- Genre: Crime thriller
- Created by: Suranne Jones Anne-Marie O'Connor
- Written by: Anne-Marie O'Connor
- Directed by: Giulia Gandini
- Starring: Suranne Jones; Jodie Whittaker;
- Composer: Alex Baranowski
- Country of origin: United Kingdom
- Original language: English
- No. of episodes: 6

Production
- Executive producers: Anne-Marie O’Connor; Suranne Jones; Debra Hayward; Alison Carpenter; Jill Forbes;
- Producer: Pat Tookey-Dickson
- Production company: Monumental Television;

Original release
- Network: ITVX
- Release: 5 October – 20 October 2025

= Frauds (TV series) =

British Television series

Frauds is a British crime thriller television miniseries for ITV starring Suranne Jones and Jodie Whittaker.

==Premise==
Having spent ten years in prison, Bert reunites with former partner Sam with the idea for a new heist.

==Cast==
- Suranne Jones as Roberta "Bert" Mancini
- Jodie Whittaker as Martha "Sam" Samuels
- Horacio Colomé as Miguel
- Talisa Garcia as Miss Take
- Abdul Salis as Mateo
- Karan Gill as Bilal
- Elizabeth Berrington as Jackie Diamond
- Lee Boardman as The Great Diavolo
- Karise Yansen as Komet
- Christian Cooke as Deegs
- Thais Martin as Caitlin
- Kate Fleetwood as Celine
- Javier Taboada as Blas
- Nansi Nsue as Amaya
- Victor Solé as Carlos Pérez
- Aïda Ballmann as Doctor

==Production==
The series was created by Anne-Marie O'Connor and Suranne Jones, with O'Connor writing the script. O'Connor and Jones are executive producers alongside Alison Owen and Katie Kelly for Monumental Television, part of ITV Studios. Debra Hayward, Alison Carpenter, and Jill Forbes also executive produce. It is a co-production with TeamAkers. Pat Tookey-Dickson is series producer, with Giulia Gandini leading director on the series.

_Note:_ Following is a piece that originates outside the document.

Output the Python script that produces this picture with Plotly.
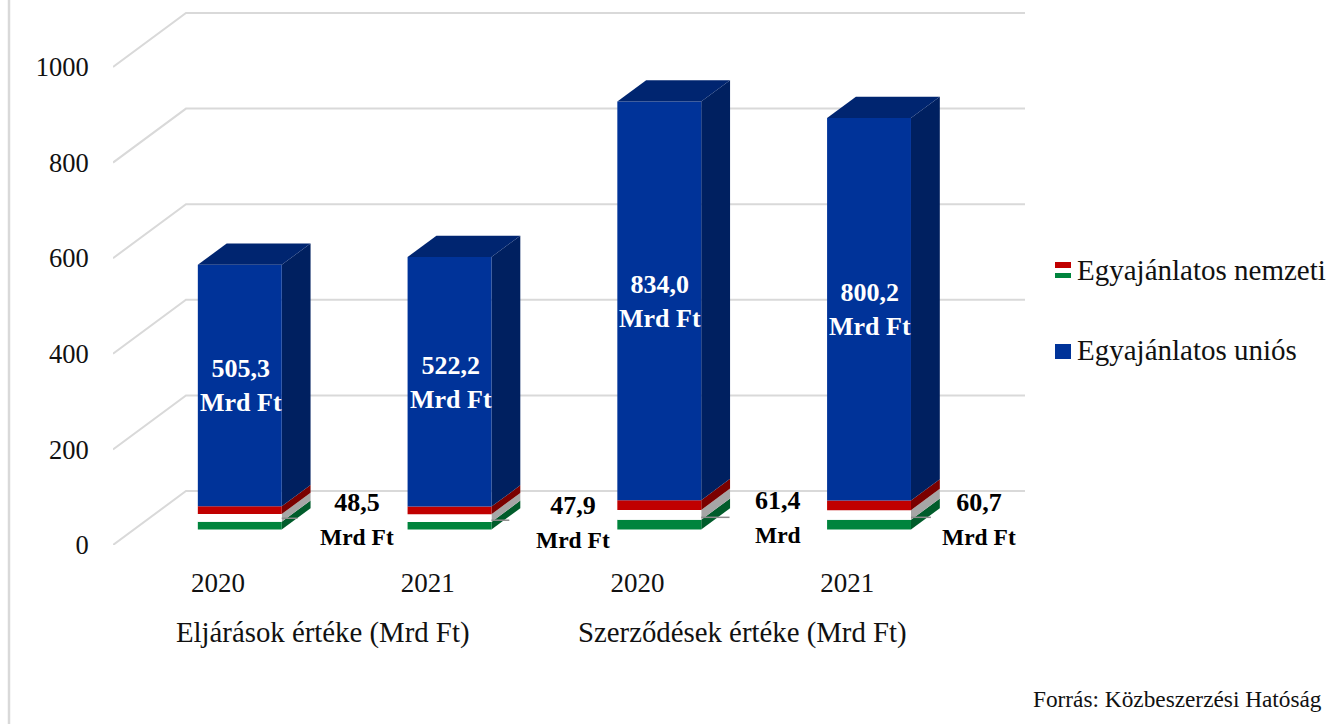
import plotly.graph_objects as go

# ---- data ----
year_labels = ["2020", "2021", "2020", "2021"]
group_labels = ["Eljárások értéke (Mrd Ft)", "Szerződések értéke (Mrd Ft)"]
group_centers = [0.5, 2.5]
national_values = [48.5, 47.9, 61.4, 60.7]
eu_values = [505.3, 522.2, 834.0, 800.2]
national_labels = ["48,5", "47,9", "61,4", "60,7"]
eu_labels = ["505,3", "522,2", "834,0", "800,2"]
national_units = ["Mrd Ft", "Mrd Ft", "Mrd", "Mrd Ft"]
y_ticks = [0, 200, 400, 600, 800, 1000]
legend_names = ["Egyajánlatos nemzeti", "Egyajánlatos uniós"]
source_text = "Forrás: Közbeszerzési Hatóság"

# ---- layout constants ----
W, H = 1344, 724
PL, PR, PB, PT = 113, 1025, 545, 0
PX_PER_CAT = 209.75
PX_PER_VAL = 0.478
X_MIN = -0.5
X_MAX = X_MIN + (PR - PL) / PX_PER_CAT
Y_MAX = (PB - PT) / PX_PER_VAL
DEPTH_DX = 73 / PX_PER_CAT      # whole floor depth, in category units
DEPTH_DY = 54 / PX_PER_VAL      # whole floor depth, in value units
BAR_W = 0.40
D0, D1 = 0.30, 0.695            # bar extent along the depth of the floor
DROP = 1.5                      # small downward nudge of the bars, value units

GRID = "#D9D9D9"
SERIF = "Liberation Serif"
INK = "#111111"
BLUE = ("#003399", "#002060", "#002570")
BANDS = [("#00843D", "#005C2B", "#00843D"),
         ("#FFFFFF", "#A6A6A6", "#FFFFFF"),
         ("#C00000", "#7A0000", "#C00000")]


def proj(x, v, d):
    return x + d * DEPTH_DX, v + d * DEPTH_DY


def px(xp):
    return (xp - PL) / (PR - PL)


def py(yp):
    return (PB - yp) / (PB - PT)


def poly(pts, color):
    xs = [p[0] for p in pts] + [pts[0][0]]
    ys = [p[1] for p in pts] + [pts[0][1]]
    return go.Scatter(x=xs, y=ys, mode="lines", fill="toself", fillcolor=color,
                      line=dict(width=0, color=color), hoverinfo="skip", showlegend=False)


fig = go.Figure()

# gridlines: along the side wall, then along the back wall
for t in y_ticks:
    a = proj(X_MIN, t, 0)
    b = proj(X_MIN, t, 1)
    c = (X_MAX, b[1])
    fig.add_trace(go.Scatter(x=[a[0], b[0], c[0]], y=[a[1], b[1], c[1]], mode="lines",
                             line=dict(color=GRID, width=2), hoverinfo="skip", showlegend=False))


def box(i, lo, hi, colors):
    xl, xr = i - BAR_W / 2, i + BAR_W / 2
    lo, hi = lo - DROP, hi - DROP
    front = [proj(xl, lo, D0), proj(xr, lo, D0), proj(xr, hi, D0), proj(xl, hi, D0)]
    side = [proj(xr, lo, D0), proj(xr, lo, D1), proj(xr, hi, D1), proj(xr, hi, D0)]
    fig.add_trace(poly(side, colors[1]))
    fig.add_trace(poly(front, colors[0]))
    return xl, xr


for i, (nat, eu) in enumerate(zip(national_values, eu_values)):
    for k, colors in enumerate(BANDS):
        box(i, nat * k / 3, nat * (k + 1) / 3, colors)
    xl, xr = box(i, nat, nat + eu, BLUE)
    hi = nat + eu - DROP
    fig.add_trace(poly([proj(xl, hi, D0), proj(xr, hi, D0), proj(xr, hi, D1), proj(xl, hi, D1)], BLUE[2]))

# leader lines from the national value labels
leader_rise = [22, 18, 24, 24]       # value units above front base
leader_len = [0.075, 0.085, 0.135, 0.095]
for i, nat in enumerate(national_values):
    xr = i + BAR_W / 2
    x0, y0 = proj(xr, leader_rise[i], D0)
    fig.add_trace(go.Scatter(x=[x0, x0 + leader_len[i]], y=[y0, y0], mode="lines",
                             line=dict(color="#8C8C8C", width=1.5), hoverinfo="skip", showlegend=False))

annotations = []

# labels inside the blue bars
for i, (nat, eu, lab) in enumerate(zip(national_values, eu_values, eu_labels)):
    cx, cy = proj(i, nat + eu / 2, D0)
    annotations.append(dict(x=cx, y=cy, xref="x", yref="y", showarrow=False, yshift=-1, xshift=1,
                            text=f"<b>{lab}<br>Mrd Ft</b>",
                            font=dict(family=SERIF, size=26, color="#FFFFFF")))

# labels next to the national segments
offset_x = [117, 123, 119, 110]
offset_y = [-1.5, -4.5, -3, -5]
for i, (nat, lab, unit) in enumerate(zip(national_values, national_labels, national_units)):
    cx, cy = proj(i, nat / 2, D0)
    annotations.append(dict(x=cx, y=cy, xref="x", yref="y", showarrow=False,
                            xshift=offset_x[i], yshift=offset_y[i],
                            text=f"<b>{lab}<br><span style='font-size:23.5px'>{unit}</span></b>",
                            font=dict(family=SERIF, size=26, color="#000000")))

# group labels under the year labels
for g, c in zip(group_labels, group_centers):
    annotations.append(dict(x=c, y=py(632), xref="x", yref="paper", yanchor="middle", showarrow=False, text=g,
                            font=dict(family=SERIF, size=28.8, color=INK)))

# legend
for name, yp in zip(legend_names, [270, 350]):
    annotations.append(dict(x=px(1077), y=py(yp), xref="paper", yref="paper", xanchor="left", yanchor="middle",
                            showarrow=False, xshift=-2, text=name,
                            font=dict(family=SERIF, size=29, color=INK)))

# source
annotations.append(dict(x=px(1324), y=py(699), xref="paper", yref="paper", xanchor="right", yanchor="middle",
                        showarrow=False, text=source_text,
                        font=dict(family=SERIF, size=23.3, color=INK)))

shapes = [dict(type="line", xref="paper", yref="paper", x0=px(9), x1=px(9), y0=py(0), y1=py(724),
               line=dict(color=GRID, width=2.5))]


def rect(x0, x1, y0, y1, color):
    return dict(type="rect", xref="paper", yref="paper", x0=px(x0), x1=px(x1), y0=py(y0), y1=py(y1),
                fillcolor=color, line=dict(width=0))


shapes += [rect(1055, 1071, 262, 268, "#C00000"),
           rect(1055, 1071, 273, 278, "#00843D"),
           rect(1055, 1071, 344, 359, "#003399")]

fig.update_layout(
    width=W, height=H, margin=dict(l=PL, r=W - PR, t=PT, b=H - PB, pad=0),
    paper_bgcolor="#FFFFFF", plot_bgcolor="rgba(0,0,0,0)", showlegend=False,
    annotations=annotations, shapes=shapes,
    xaxis=dict(range=[X_MIN, X_MAX], tickmode="array", tickvals=list(range(4)), ticktext=year_labels,
               showgrid=False, zeroline=False, showline=False, ticks="outside", ticklen=14,
               tickcolor="rgba(0,0,0,0)", tickfont=dict(family=SERIF, size=27, color=INK)),
    yaxis=dict(range=[0, Y_MAX], tickmode="array", tickvals=y_ticks, ticktext=[str(t) for t in y_ticks],
               showgrid=False, zeroline=False, showline=False, ticks="outside", ticklen=18,
               tickcolor="rgba(0,0,0,0)", tickfont=dict(family=SERIF, size=26.5, color=INK)),
)

fig.write_html("out.html", config=dict(displayModeBar=False),
               post_script="document.body.style.margin='0';document.body.style.overflow='hidden';")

Suranne Jones leads the cast alongside Jodie Whittaker. The cast was expanded in 2025 to include Talisa Garcia, Karan Gil, Elizabeth Berrington, Lee Boardman, and Christian Cooke, amongst others. Filming began in Spain in January 2025.

The series was primarily filmed in Tenerife in the Canary Islands.

==Broadcast==
The first episode of the series was broadcast on 5 October 2025.

==Reception==
The London Evening Standard gave the series 4 out 5 stars, praising the pace, writing, and performances.

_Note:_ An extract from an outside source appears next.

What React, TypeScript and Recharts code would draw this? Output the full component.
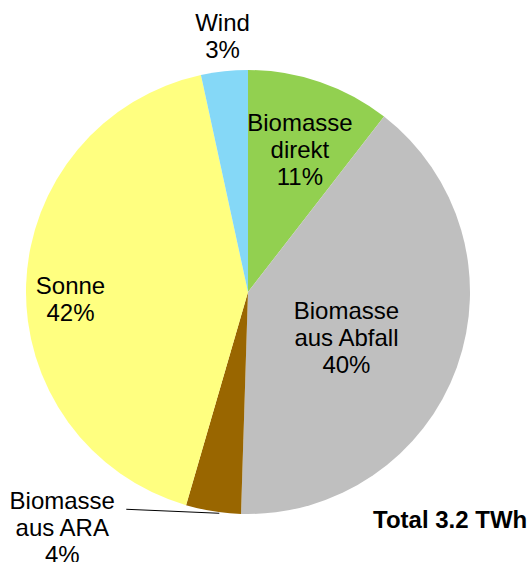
import { PieChart, Pie, Cell } from 'recharts';

const CATEGORIES = ['Biomasse direkt', 'Biomasse aus Abfall', 'Biomasse aus ARA', 'Sonne', 'Wind'];
const SHARES = [10.5, 40.0, 4.0, 42.1, 3.4];
const COLORS = ['#92D050', '#BFBFBF', '#996600', '#FFFF80', '#85D8F7'];
const TOTAL_LABEL = 'Total 3.2 TWh';

// label placement: fraction of radius along the slice mid angle, plus a nudge
const LABEL_LAYOUT: Record<string, { r: number; dx: number; dy: number; leader?: boolean }> = {
  'Biomasse direkt': { r: 0.68, dx: 3, dy: 0 },
  'Biomasse aus Abfall': { r: 0.5, dx: -6, dy: 8 },
  'Biomasse aus ARA': { r: 1.0, dx: -151, dy: 16, leader: true },
  Sonne: { r: 0.8, dx: 0, dy: 13 },
  Wind: { r: 1.16, dx: 2, dy: 0 },
};

const data = CATEGORIES.map((name, i) => ({ name, value: SHARES[i] }));

const RAD = Math.PI / 180;
const FONT = '"Liberation Sans", Arial, sans-serif';
const LINE_H = 27;

function renderLabel(props: any) {
  const { cx, cy, midAngle, outerRadius, name, value } = props;
  const layout = LABEL_LAYOUT[name];
  const ax = cx + outerRadius * layout.r * Math.cos(-midAngle * RAD);
  const ay = cy + outerRadius * layout.r * Math.sin(-midAngle * RAD);
  const x = ax + layout.dx;
  const y = ay + layout.dy;
  const sp = name.indexOf(' ');
  const lines = sp > 0 ? [name.slice(0, sp), name.slice(sp + 1)] : [name];
  lines.push(`${Math.round(value)}%`);
  const top = y - ((lines.length - 1) * LINE_H) / 2;
  return (
    <g key={name}>
      {layout.leader && (
        <line x1={ax + 6} y1={ay + 2} x2={x + 64} y2={y - 18} stroke="#000" strokeWidth={1} />
      )}
      <text x={x} y={top} textAnchor="middle" fontFamily={FONT} fontSize={24} fill="#000">
        {lines.map((l, i) => (
          <tspan key={i} x={x} y={top + i * LINE_H} dominantBaseline="central">
            {l}
          </tspan>
        ))}
      </text>
    </g>
  );
}

export default function App() {
  return (
    <div style={{ position: 'absolute', left: 0, top: 0, width: 531, height: 562, background: '#fff' }}>
      <PieChart width={531} height={562} margin={{ top: 0, right: 0, bottom: 0, left: 0 }}>
        <Pie
          data={data}
          dataKey="value"
          nameKey="name"
          cx={248}
          cy={292}
          outerRadius={222}
          startAngle={90}
          endAngle={-270}
          stroke="none"
          label={renderLabel}
          labelLine={false}
          isAnimationActive={false}
        >
          {data.map((_, i) => (
            <Cell key={`cell-${i}`} fill={COLORS[i]} />
          ))}
        </Pie>
        <text x={373} y={519} dominantBaseline="central" fontFamily={FONT} fontSize={24} fontWeight="bold" fill="#000">
          {TOTAL_LABEL}
        </text>
      </PieChart>
    </div>
  );
}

Writing in The Guardian, Lucy Mangan gives the series 5 out of 5 stars, describing the series as "a fantastically stylish, emotionally rich and profoundly intelligent piece of entertainment that is feminist to its bones without preaching and in every way a triumph".

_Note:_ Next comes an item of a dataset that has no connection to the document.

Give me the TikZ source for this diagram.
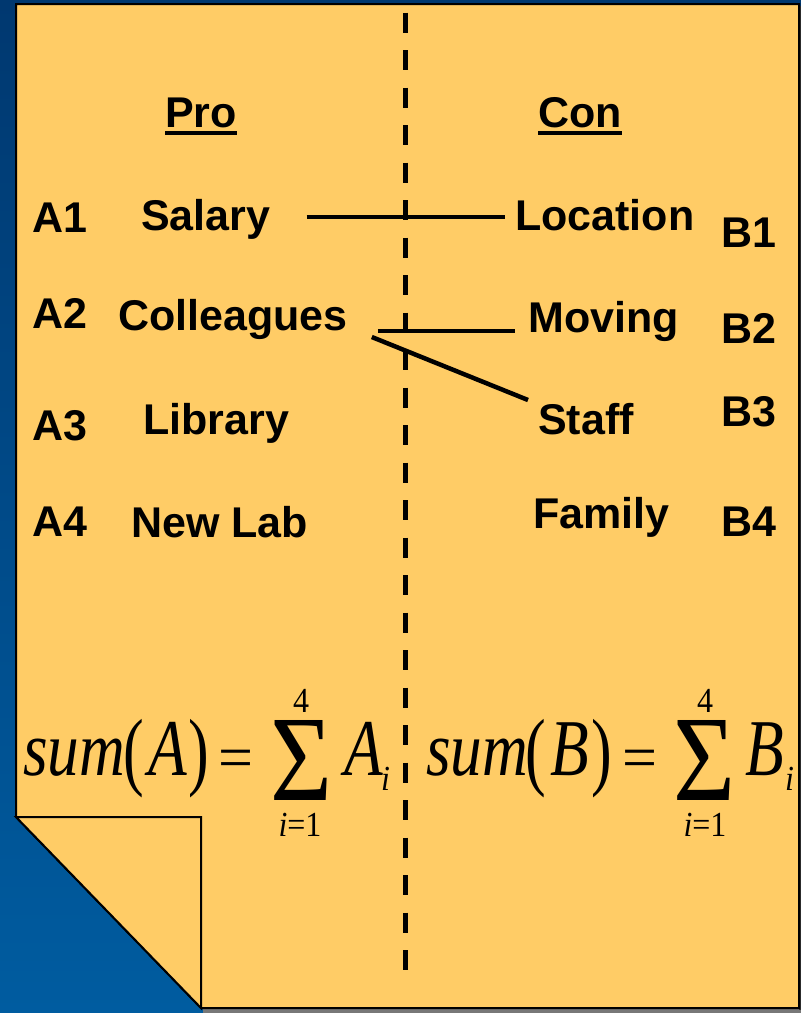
\documentclass[tikz,border=0pt]{standalone}
\usepackage{fontspec}
\setmainfont{Liberation Sans}
\newfontfamily\tms{Liberation Serif}
\definecolor{paper}{RGB}{255,204,102}
\definecolor{bgtop}{RGB}{0,56,112}
\definecolor{bgbot}{RGB}{0,92,160}
\definecolor{shadowgray}{RGB}{120,120,120}
\begin{document}
\begin{tikzpicture}[x=1pt,y=-1pt,
  lbl/.style={inner sep=0pt,anchor=base west,font=\bfseries\fontsize{43}{50}\selectfont},
  fm/.style={inner sep=0pt,anchor=base west,font=\tms\fontsize{62}{70}\selectfont},
  fms/.style={inner sep=0pt,anchor=base,font=\tms\fontsize{32}{36}\selectfont},
  conn/.style={line width=4.5pt},
  ul/.style={line width=4pt},
  divider/.style={line width=5pt,dash pattern=on 20pt off 17.5pt},
  edge/.style={line width=2pt,draw=black}]
\useasboundingbox (0,0) rectangle (801,1013);
% background
\shade[top color=bgtop,bottom color=bgbot] (0,0) rectangle (801,1013);
% shadow
\fill[shadowgray] (203,1008) -- (801,1008) -- (801,1013) -- (203,1013) -- cycle;
\fill[black!80] (799,6) rectangle (801,1010);
% page
\filldraw[fill=paper,edge] (16,4) -- (799,4) -- (799,1008) -- (201,1008) -- (16,817) -- cycle;
% folded flap
\filldraw[fill=paper,edge] (16,817) -- (201,817) -- (201,1008) -- cycle;
% divider
\coordinate (dtop) at (405,12.5);
\coordinate (dbot) at (405,970);
\draw[divider] (dtop) -- (dbot);
% headings
\node[lbl] (pro) at (165,127) {Pro};
\node[lbl] (con) at (538,127) {Con};
\draw[ul] ([yshift=-6pt]pro.base west) -- ([yshift=-6pt]pro.base east);
\draw[ul] ([yshift=-6pt]con.base west) -- ([yshift=-6pt]con.base east);
% left column
\node[lbl] (a1) at (32,232) {A1};
\node[lbl] (salary) at (141,230) {Salary};
\node[lbl] (a2) at (32,328) {A2};
\node[lbl] (colleagues) at (118,330) {Colleagues};
\node[lbl] (a3) at (32,440) {A3};
\node[lbl] (library) at (143,434) {Library};
\node[lbl] (a4) at (32,536) {A4};
\node[lbl] (newlab) at (131,537) {New Lab};
% right column
\node[lbl] (location) at (515,230) {Location};
\node[lbl] (b1) at (721,247) {B1};
\node[lbl] (moving) at (528,332) {Moving};
\node[lbl] (b2) at (721,343) {B2};
\node[lbl] (staff) at (538,434) {Staff};
\node[lbl] (b3) at (721,426) {B3};
\node[lbl] (family) at (533,528) {Family};
\node[lbl] (b4) at (721,536) {B4};
% connectors
\draw[conn] ([shift={(36pt,13pt)}]salary.base east) -- ([shift={(-10pt,13pt)}]location.base west);
\draw[conn] ([shift={(30pt,-1pt)}]colleagues.base east) -- ([shift={(-13pt,1pt)}]moving.base west);
\draw[conn] ([shift={(24pt,-7pt)}]colleagues.base east) -- ([shift={(-10pt,34pt)}]staff.base west);
% formula left
\node[fm] (sumA) at (23,775) {\scalebox{1.02}[1.25]{\itshape sum}};
\node[fm] (lpA) at (123,779) {\scalebox{1}[1.4]{(}};
\node[fm] (varA) at (148,775) {\scalebox{1.02}[1.3]{\itshape A}};
\node[fm] (rpA) at (188,779) {\scalebox{1}[1.4]{)}};
\node[fm] (eqA) at (218,778) {=};
\node[fm] (sigA) at (270,800) {\resizebox{62pt}{80pt}{Σ}};
\node[fms] (upA) at (301,712) {\scalebox{1}[1.1]{4}};
\node[fms] (loA) at (300,836) {\scalebox{1}[1.1]{\itshape i\upshape =1}};
\node[fm] (AiA) at (344,775) {\scalebox{1.02}[1.3]{\itshape A}};
\node[fms,anchor=base west] (subA) at (381,790) {\scalebox{1}[1.1]{\itshape i}};
% formula right
\node[fm] (sumB) at (426,775) {\scalebox{1.02}[1.25]{\itshape sum}};
\node[fm] (lpB) at (525,779) {\scalebox{1}[1.4]{(}};
\node[fm] (varB) at (550,775) {\scalebox{1.02}[1.3]{\itshape B}};
\node[fm] (rpB) at (591,779) {\scalebox{1}[1.4]{)}};
\node[fm] (eqB) at (622,778) {=};
\node[fm] (sigB) at (673,800) {\resizebox{62pt}{80pt}{Σ}};
\node[fms] (upB) at (705,712) {\scalebox{1}[1.1]{4}};
\node[fms] (loB) at (705,836) {\scalebox{1}[1.1]{\itshape i\upshape =1}};
\node[fm] (BiB) at (745,775) {\scalebox{1.02}[1.3]{\itshape B}};
\node[fms,anchor=base west] (subB) at (785,790) {\scalebox{1}[1.1]{\itshape i}};
\end{tikzpicture}
\end{document}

Craig Mathieson, writing in The Sydney Morning Herald gave the series 4 stars out of 5. He praises its depth, saying that it is more than a conventional heist movie: "the threads that are being woven into something new here have a broader provenance. Think David Mamet’s House of Games, not just the Ocean’s movies... There’s a psychological layer also at work, rife with abandonment issues and latent anger".